Updated: November 23, 2012 4:10PM
Several amateur “counterfeiters” gathered recently in Munster, where they created currency of various denominations.
Production of the gold, copper and silver coins was part of a Muggles Making Art workshop at South Shore Arts in The Center for Visual and Performing Arts. Traci Ores instructed the class, which was based on the Harry Potter book series.
“I try to offer classes that I think children will want to take,” Ores said. “Harry Potter is really popular. The kids were really excited about it and are having a ball with it. I’m having a lot of fun with this. I’m glad I had the opportunity to teach it.”

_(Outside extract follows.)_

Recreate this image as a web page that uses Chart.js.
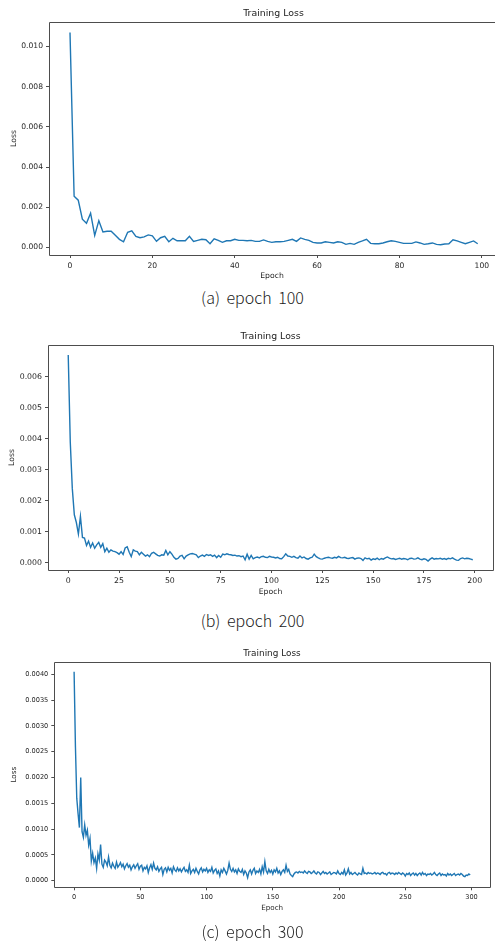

The students flattened polymer clay by rolling it through a pasta machine. Afterward, they used miniature round cookie cutters to cut coin shapes from the clay. Abstract shapes, words and other decorations were stamped into the clay to resemble the coins from Gringott’s Bank in Harry Potter’s fictional world.
On a nearby table, manila paper was rolled into thin, elongated tubular shapes, which were stuffed with newspaper strips. Hot glue formed drips on one end. They were later painted brown and metallic gold to look like magic wands.
Aidan Bevan, 9, of Hammond attended the workshop with his sister, Ellie, 7. They donned Harry Potter-looking floor-length black robes and colored neckwear.
“Having a homemade wand is a lot of fun,” Aidan said. “I was Harry Potter for Halloween four times in a row.”
Other artwork included papier mache “dragon eggs,” powdered candy-filled “potion bottles” and construction paper hats with glow-in-the-dark stars. Miniature broomsticks and golden snitches were among other projects created.
Luke Baczkowski, 7, of Hobart worked on the crafts with his sister, Olivia, 9. He wore a small, dark-brown fabric pouch, which hung from a yarn necklace around his neck. The pouches were hand-sewn by the students during a previous workshop.
“I never sewed before; I liked it,” Luke said. “You can put anything inside of (the pouch), but it’s a secret what I’m going to put inside of it.”
Added Olivia, “I like doing crafts and learning new ways to make new things so I can do it at home.”
The next art series will start in January. Workshops will include the Polar Express, Little Traveler’s Passport to Art, Winter Fun Art Camp, Valentine Celebration and more.